- **TO DO**
Write the data out again exactly, dropping any images it holds.

Dataset entries
>>>>
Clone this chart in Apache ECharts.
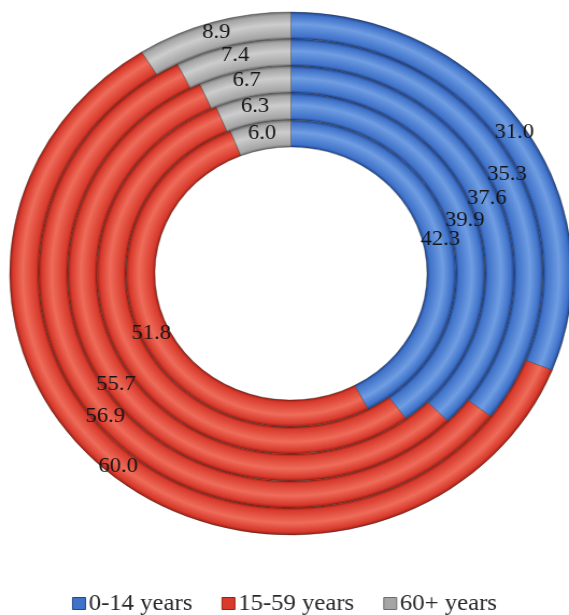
<!DOCTYPE html>
<html>
<head>
<meta charset="utf-8">
<script src="https://cdn.jsdelivr.net/npm/echarts@6/dist/echarts.min.js"></script>
<style>
  html, body { margin: 0; padding: 0; background: #ffffff; overflow: hidden; }
  #chart { width: 529px; height: 615px; transform: scaleX(1.0756); transform-origin: 0 0; }
</style>
</head>
<body>
<div id="chart"></div>
<script>
// Age groups (legend order)
const categories = ['0-14 years', '15-59 years', '60+ years'];

// One ring per period, outermost ring first
const young  = [31.0, 35.3, 37.6, 39.9, 42.3];
const adults = [60.0, 56.9, 55.7, 53.8, 51.8];
const elderly = [8.9, 7.4, 6.7, 6.3, 6.0];
// Whether the value label is printed on each segment
const adultLabelShown = [true, true, true, false, true];

const palette = [
  { dark: '#22458c', base: '#3f72c9', light: '#709ee3' },
  { dark: '#9a2015', base: '#d83a2c', light: '#ef6c5a' },
  { dark: '#6c6c6c', base: '#a5a5a5', light: '#cdcdcd' }
];

const cx = 270.5, cy = 273.5;
const outerR = 261.5, innerR = 126.5;
const ringCount = young.length;
const ringW = (outerR - innerR) / ringCount;

// Bevel-like shading: dark rims, lighter band through the middle of each ring
function ringFill(p, r0, r1) {
  const f = r0 / r1, span = 1 - f;
  return {
    type: 'radial', x: cx, y: cy, r: r1, global: true,
    colorStops: [
      { offset: 0, color: p.dark },
      { offset: f, color: p.dark },
      { offset: f + span * 0.1, color: p.base },
      { offset: f + span * 0.55, color: p.light },
      { offset: f + span * 0.88, color: p.base },
      { offset: 1, color: p.dark }
    ]
  };
}

const series = [];
for (let i = 0; i < ringCount; i++) {
  const r1 = outerR - i * ringW;
  const r0 = r1 - ringW;
  const vals = [young[i], adults[i], elderly[i]];
  series.push({
    type: 'pie',
    center: [cx, cy],
    radius: [r0, r1],
    startAngle: 90,
    clockwise: true,
    silent: true,
    avoidLabelOverlap: false,
    labelLayout: { hideOverlap: false },
    label: {
      show: true,
      position: 'inside',
      fontFamily: 'Liberation Serif',
      fontSize: 21,
      color: '#151515',
      formatter: p => p.value.toFixed(1)
    },
    labelLine: { show: false },
    itemStyle: { borderColor: 'rgba(40,40,40,0.45)', borderWidth: 0.8 },
    data: vals.map((v, k) => ({
      name: categories[k],
      value: v,
      itemStyle: { color: ringFill(palette[k], r0, r1) },
      label: { show: k === 1 ? adultLabelShown[i] : true }
    }))
  });
}

const chart = echarts.init(document.getElementById('chart'), null, { renderer: 'canvas' });
chart.setOption({
  animation: false,
  backgroundColor: '#ffffff',
  legend: {
    left: 'center',
    top: 587,
    icon: 'rect',
    itemWidth: 12,
    itemHeight: 12,
    itemGap: 27,
    selectedMode: false,
    textStyle: { fontFamily: 'Liberation Serif', fontSize: 23, color: '#2a2a2a', padding: [0, 0, 0, -2] },
    data: categories.map((c, k) => ({ name: c, itemStyle: { color: palette[k].base, borderColor: palette[k].dark, borderWidth: 1 } }))
  },
  series: series
});
</script>
</body>
</html>
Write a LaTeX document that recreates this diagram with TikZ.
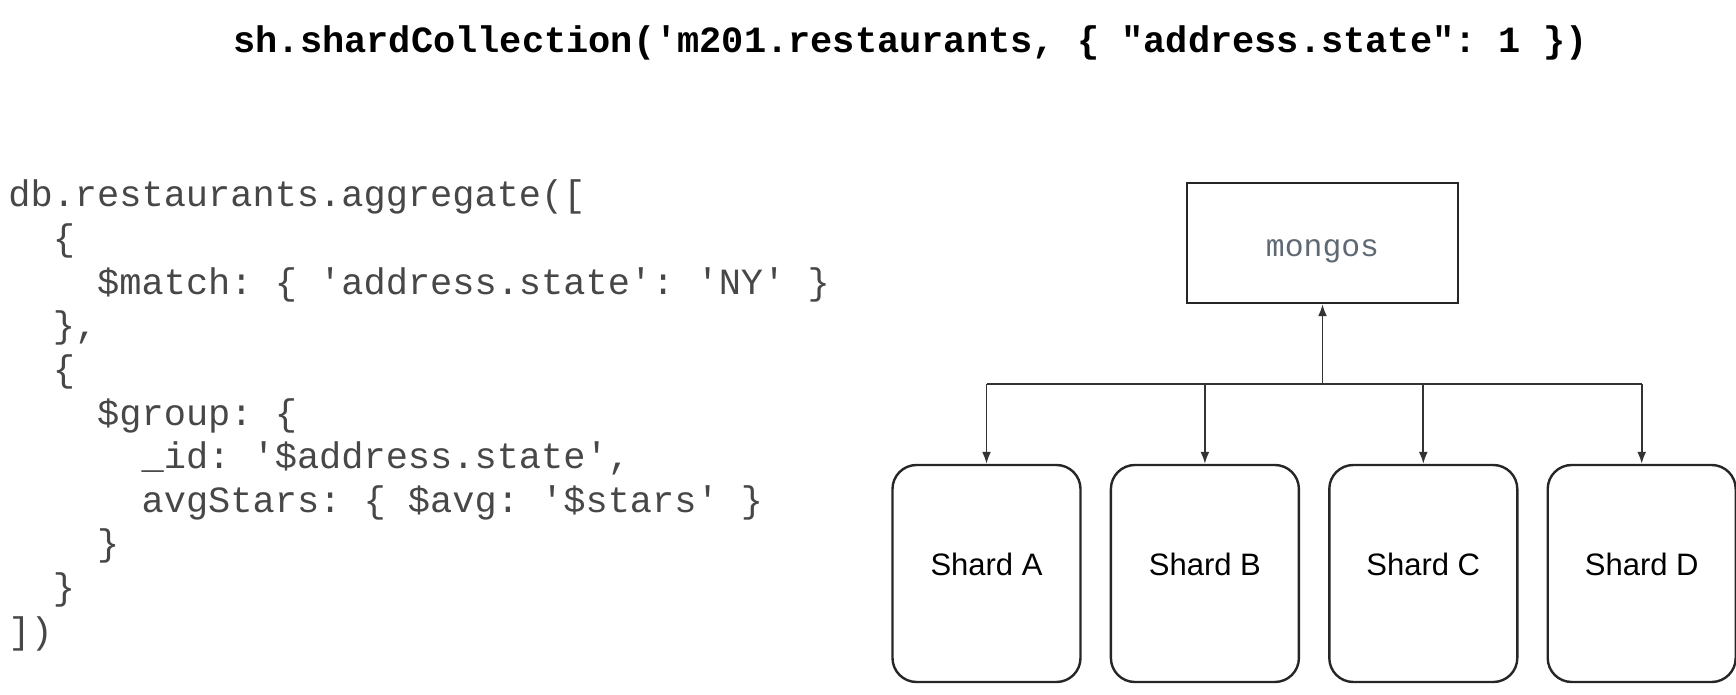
\documentclass[tikz,border=0pt]{standalone}
\usepackage{fontspec}
\setmainfont{Liberation Sans}
\setmonofont{Liberation Mono}
\usetikzlibrary{arrows.meta,positioning}

\definecolor{slate}{RGB}{95,105,115}

\tikzset{
  shard/.style={draw=black!85,line width=1.2pt,rounded corners=12pt,
    minimum width=94pt,minimum height=108.5pt,
    font=\fontsize{15.5}{18}\selectfont,text height=11pt,text depth=9pt},
  router/.style={draw=black!85,line width=1.2pt,minimum width=135.5pt,
    minimum height=60pt,text=slate,text height=13.3pt,text depth=0pt,
    font=\ttfamily\fontsize{15.7}{18}\selectfont},
  codeline/.style={anchor=base west,inner sep=0pt,text=black!72,
    font=\ttfamily\fontsize{18.5}{22}\selectfont},
  link/.style={draw=black!80,line width=0.9pt},
  tipped/.style={-{Latex[length=6pt,width=4.5pt]}}
}

\begin{document}
\begin{tikzpicture}[x=0.5pt,y=-0.5pt]
\useasboundingbox (0,0) rectangle (1736,695);

% command on top
\node[anchor=base west,inner sep=0pt,font=\ttfamily\bfseries\fontsize{18.5}{22}\selectfont]
  (title) at (233,53) {sh.shardCollection('m201.restaurants, \{ "address.state": 1 \})};

% pipeline, one node per line
\foreach \n/\c/\txt in {1/0/{db.restaurants.aggregate([},
    2/2/{\{},
    3/4/{\$match: \{ 'address.state': 'NY' \}},
    4/2/{\},},
    5/2/{\{},
    6/4/{\$group: \{},
    7/6/{\_id: '\$address.state',},
    8/6/{avgStars: \{ \$avg: '\$stars' \}},
    9/4/{\}},
    10/2/{\}},
    11/0/{])}}
  \node[codeline] (c\n) at ({8+22.2*\c},{207+43.6*(\n-1)}) {\txt};

% cluster
\node[router] (mongos) at (1322.5,243) {mongos};
\node[shard] (shardA) at (986.5,573.5) {Shard A};
\node[shard,right=14pt of shardA] (shardB) {Shard B};
\node[shard,right=14pt of shardB] (shardC) {Shard C};
\node[shard,right=14pt of shardC] (shardD) {Shard D};
\coordinate (bus) at (1322.5,384);

\draw[link] (shardA.north |- bus) -- (shardD.north |- bus);
\draw[link,tipped] (bus) -- (mongos);
\foreach \s in {shardA,shardB,shardC,shardD}
  \draw[link,tipped] (\s.north |- bus) -- (\s);
\end{tikzpicture}
\end{document}
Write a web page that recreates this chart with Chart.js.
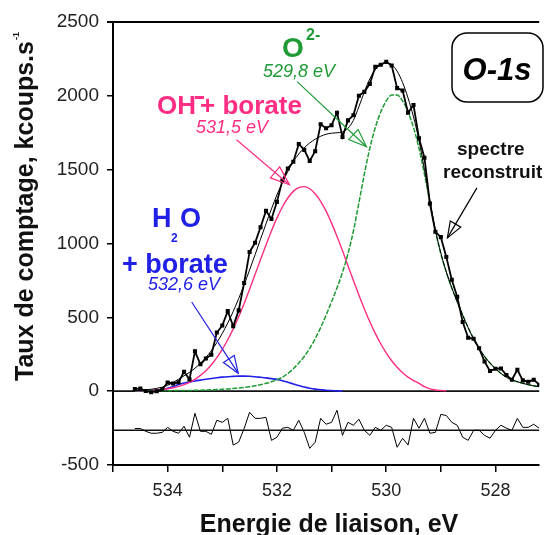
<<<<
- **TASK SOLUTION**
Clone this chart in Apache ECharts.
<!DOCTYPE html>
<html>
<head>
<meta charset="utf-8">
<script src="https://cdn.jsdelivr.net/npm/echarts@6/dist/echarts.min.js"></script>
<style>
  html, body { margin: 0; padding: 0; background: #ffffff; overflow: hidden; }
  #chart { width: 529px; height: 615px; transform: scaleX(1.0756); transform-origin: 0 0; }
</style>
</head>
<body>
<div id="chart"></div>
<script>
// Age groups (legend order)
const categories = ['0-14 years', '15-59 years', '60+ years'];

// One ring per period, outermost ring first
const young  = [31.0, 35.3, 37.6, 39.9, 42.3];
const adults = [60.0, 56.9, 55.7, 53.8, 51.8];
const elderly = [8.9, 7.4, 6.7, 6.3, 6.0];
// Whether the value label is printed on each segment
const adultLabelShown = [true, true, true, false, true];

const palette = [
  { dark: '#22458c', base: '#3f72c9', light: '#709ee3' },
  { dark: '#9a2015', base: '#d83a2c', light: '#ef6c5a' },
  { dark: '#6c6c6c', base: '#a5a5a5', light: '#cdcdcd' }
];

const cx = 270.5, cy = 273.5;
const outerR = 261.5, innerR = 126.5;
const ringCount = young.length;
const ringW = (outerR - innerR) / ringCount;

// Bevel-like shading: dark rims, lighter band through the middle of each ring
function ringFill(p, r0, r1) {
  const f = r0 / r1, span = 1 - f;
  return {
    type: 'radial', x: cx, y: cy, r: r1, global: true,
    colorStops: [
      { offset: 0, color: p.dark },
      { offset: f, color: p.dark },
      { offset: f + span * 0.1, color: p.base },
      { offset: f + span * 0.55, color: p.light },
      { offset: f + span * 0.88, color: p.base },
      { offset: 1, color: p.dark }
    ]
  };
}

const series = [];
for (let i = 0; i < ringCount; i++) {
  const r1 = outerR - i * ringW;
  const r0 = r1 - ringW;
  const vals = [young[i], adults[i], elderly[i]];
  series.push({
    type: 'pie',
    center: [cx, cy],
    radius: [r0, r1],
    startAngle: 90,
    clockwise: true,
    silent: true,
    avoidLabelOverlap: false,
    labelLayout: { hideOverlap: false },
    label: {
      show: true,
      position: 'inside',
      fontFamily: 'Liberation Serif',
      fontSize: 21,
      color: '#151515',
      formatter: p => p.value.toFixed(1)
    },
    labelLine: { show: false },
    itemStyle: { borderColor: 'rgba(40,40,40,0.45)', borderWidth: 0.8 },
    data: vals.map((v, k) => ({
      name: categories[k],
      value: v,
      itemStyle: { color: ringFill(palette[k], r0, r1) },
      label: { show: k === 1 ? adultLabelShown[i] : true }
    }))
  });
}

const chart = echarts.init(document.getElementById('chart'), null, { renderer: 'canvas' });
chart.setOption({
  animation: false,
  backgroundColor: '#ffffff',
  legend: {
    left: 'center',
    top: 587,
    icon: 'rect',
    itemWidth: 12,
    itemHeight: 12,
    itemGap: 27,
    selectedMode: false,
    textStyle: { fontFamily: 'Liberation Serif', fontSize: 23, color: '#2a2a2a', padding: [0, 0, 0, -2] },
    data: categories.map((c, k) => ({ name: c, itemStyle: { color: palette[k].base, borderColor: palette[k].dark, borderWidth: 1 } }))
  },
  series: series
});
</script>
</body>
</html>
Write a LaTeX document that recreates this diagram with TikZ.
\documentclass[tikz,border=0pt]{standalone}
\usepackage{fontspec}
\setmainfont{Liberation Sans}
\setmonofont{Liberation Mono}
\usetikzlibrary{arrows.meta,positioning}

\definecolor{slate}{RGB}{95,105,115}

\tikzset{
  shard/.style={draw=black!85,line width=1.2pt,rounded corners=12pt,
    minimum width=94pt,minimum height=108.5pt,
    font=\fontsize{15.5}{18}\selectfont,text height=11pt,text depth=9pt},
  router/.style={draw=black!85,line width=1.2pt,minimum width=135.5pt,
    minimum height=60pt,text=slate,text height=13.3pt,text depth=0pt,
    font=\ttfamily\fontsize{15.7}{18}\selectfont},
  codeline/.style={anchor=base west,inner sep=0pt,text=black!72,
    font=\ttfamily\fontsize{18.5}{22}\selectfont},
  link/.style={draw=black!80,line width=0.9pt},
  tipped/.style={-{Latex[length=6pt,width=4.5pt]}}
}

\begin{document}
\begin{tikzpicture}[x=0.5pt,y=-0.5pt]
\useasboundingbox (0,0) rectangle (1736,695);

% command on top
\node[anchor=base west,inner sep=0pt,font=\ttfamily\bfseries\fontsize{18.5}{22}\selectfont]
  (title) at (233,53) {sh.shardCollection('m201.restaurants, \{ "address.state": 1 \})};

% pipeline, one node per line
\foreach \n/\c/\txt in {1/0/{db.restaurants.aggregate([},
    2/2/{\{},
    3/4/{\$match: \{ 'address.state': 'NY' \}},
    4/2/{\},},
    5/2/{\{},
    6/4/{\$group: \{},
    7/6/{\_id: '\$address.state',},
    8/6/{avgStars: \{ \$avg: '\$stars' \}},
    9/4/{\}},
    10/2/{\}},
    11/0/{])}}
  \node[codeline] (c\n) at ({8+22.2*\c},{207+43.6*(\n-1)}) {\txt};

% cluster
\node[router] (mongos) at (1322.5,243) {mongos};
\node[shard] (shardA) at (986.5,573.5) {Shard A};
\node[shard,right=14pt of shardA] (shardB) {Shard B};
\node[shard,right=14pt of shardB] (shardC) {Shard C};
\node[shard,right=14pt of shardC] (shardD) {Shard D};
\coordinate (bus) at (1322.5,384);

\draw[link] (shardA.north |- bus) -- (shardD.north |- bus);
\draw[link,tipped] (bus) -- (mongos);
\foreach \s in {shardA,shardB,shardC,shardD}
  \draw[link,tipped] (\s.north |- bus) -- (\s);
\end{tikzpicture}
\end{document}
Write a web page that recreates this chart with Chart.js.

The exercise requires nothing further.